- Written problem -
Copy the data exactly; pictures stay out of the copy.
-- begin --
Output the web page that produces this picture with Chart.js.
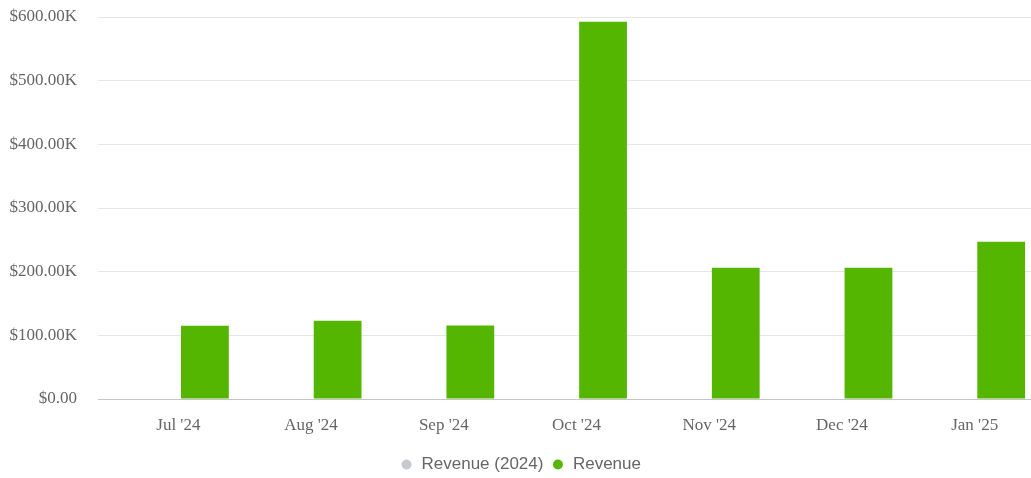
<!doctype html>
<html lang="en">

<head>
    <meta charset="utf-8">
    <title>Revenue</title>
    <style>
        html, body { margin: 0; padding: 0; overflow: hidden; background: #fff; }
        #wrap { position: relative; width: 1041px; height: 483px; }
    </style>
</head>

<body>
    <div id="wrap">
        <canvas id="myChart"></canvas>
    </div>

    <script src="https://cdn.jsdelivr.net/npm/chart.js@4.4.0/dist/chart.umd.min.js"></script>
    <script>
        const months = ["Jul '24", "Aug '24", "Sep '24", "Oct '24", "Nov '24", "Dec '24", "Jan '25"];
        const revenue2024 = [null, null, null, null, null, null, null];
        const revenue = [115000, 123000, 115500, 592500, 206000, 206000, 247000];

        function money(v) {
            if (v == 0) return "$0.00";
            return "$" + (v / 1000).toFixed(2) + "K";
        }

        const data = {
            labels: months,
            datasets: [
                {
                    label: 'Revenue (2024)',
                    data: revenue2024,
                    backgroundColor: '#c6c9cd',
                    borderWidth: 0,
                },
                {
                    label: 'Revenue',
                    data: revenue,
                    backgroundColor: '#54b600',
                    borderWidth: 0,
                }
            ]
        };

        const config = {
            type: 'bar',
            data: data,
            options: {
                responsive: true,
                maintainAspectRatio: false,
                animation: false,
                categoryPercentage: 0.8,
                barPercentage: 0.9,
                layout: {
                    padding: { top: 17, right: 0, bottom: 0, left: 0 }
                },
                plugins: {
                    tooltip: { enabled: false },
                    legend: {
                        position: 'bottom',
                        labels: {
                            usePointStyle: true,
                            pointStyle: 'circle',
                            boxWidth: 13,
                            boxHeight: 7,
                            padding: 8,
                            color: '#666',
                            font: { family: 'Liberation Sans, Arial, sans-serif', size: 17 }
                        }
                    }
                },
                scales: {
                    x: {
                        grid: { display: false, drawTicks: false },
                        border: { display: false },
                        ticks: {
                            padding: 16,
                            color: '#666',
                            maxRotation: 0,
                            font: { family: 'Liberation Serif, Times New Roman, serif', size: 17 }
                        },
                        afterFit: s => { s.height = 49; }
                    },
                    y: {
                        min: 0,
                        max: 600000,
                        border: { display: false },
                        grid: {
                            color: c => c.tick && c.tick.value === 0 ? '#c4c4c4' : '#e6e6e6',
                            drawTicks: true,
                            tickLength: 14,
                            lineWidth: 1
                        },
                        ticks: {
                            stepSize: 100000,
                            padding: 21,
                            color: '#666',
                            font: { family: 'Liberation Serif, Times New Roman, serif', size: 17 },
                            callback: v => money(v)
                        },
                        afterFit: s => {
                            s.width = 112;
                            s.paddingTop = 0;
                            s.paddingBottom = 0;
                        }
                    }
                }
            }
        };

        new Chart(document.getElementById('myChart'), config);
    </script>
</body>

</html>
-- end --
- Reply -
Output the web page that produces this picture with Chart.js.
<!doctype html>
<html lang="en">

<head>
    <meta charset="utf-8">
    <title>Revenue</title>
    <style>
        html, body { margin: 0; padding: 0; overflow: hidden; background: #fff; }
        #wrap { position: relative; width: 1041px; height: 483px; }
    </style>
</head>

<body>
    <div id="wrap">
        <canvas id="myChart"></canvas>
    </div>

    <script src="https://cdn.jsdelivr.net/npm/chart.js@4.4.0/dist/chart.umd.min.js"></script>
    <script>
        const months = ["Jul '24", "Aug '24", "Sep '24", "Oct '24", "Nov '24", "Dec '24", "Jan '25"];
        const revenue2024 = [null, null, null, null, null, null, null];
        const revenue = [115000, 123000, 115500, 592500, 206000, 206000, 247000];

        function money(v) {
            if (v == 0) return "$0.00";
            return "$" + (v / 1000).toFixed(2) + "K";
        }

        const data = {
            labels: months,
            datasets: [
                {
                    label: 'Revenue (2024)',
                    data: revenue2024,
                    backgroundColor: '#c6c9cd',
                    borderWidth: 0,
                },
                {
                    label: 'Revenue',
                    data: revenue,
                    backgroundColor: '#54b600',
                    borderWidth: 0,
                }
            ]
        };

        const config = {
            type: 'bar',
            data: data,
            options: {
                responsive: true,
                maintainAspectRatio: false,
                animation: false,
                categoryPercentage: 0.8,
                barPercentage: 0.9,
                layout: {
                    padding: { top: 17, right: 0, bottom: 0, left: 0 }
                },
                plugins: {
                    tooltip: { enabled: false },
                    legend: {
                        position: 'bottom',
                        labels: {
                            usePointStyle: true,
                            pointStyle: 'circle',
                            boxWidth: 13,
                            boxHeight: 7,
                            padding: 8,
                            color: '#666',
                            font: { family: 'Liberation Sans, Arial, sans-serif', size: 17 }
                        }
                    }
                },
                scales: {
                    x: {
                        grid: { display: false, drawTicks: false },
                        border: { display: false },
                        ticks: {
                            padding: 16,
                            color: '#666',
                            maxRotation: 0,
                            font: { family: 'Liberation Serif, Times New Roman, serif', size: 17 }
                        },
                        afterFit: s => { s.height = 49; }
                    },
                    y: {
                        min: 0,
                        max: 600000,
                        border: { display: false },
                        grid: {
                            color: c => c.tick && c.tick.value === 0 ? '#c4c4c4' : '#e6e6e6',
                            drawTicks: true,
                            tickLength: 14,
                            lineWidth: 1
                        },
                        ticks: {
                            stepSize: 100000,
                            padding: 21,
                            color: '#666',
                            font: { family: 'Liberation Serif, Times New Roman, serif', size: 17 },
                            callback: v => money(v)
                        },
                        afterFit: s => {
                            s.width = 112;
                            s.paddingTop = 0;
                            s.paddingBottom = 0;
                        }
                    }
                }
            }
        };

        new Chart(document.getElementById('myChart'), config);
    </script>
</body>

</html>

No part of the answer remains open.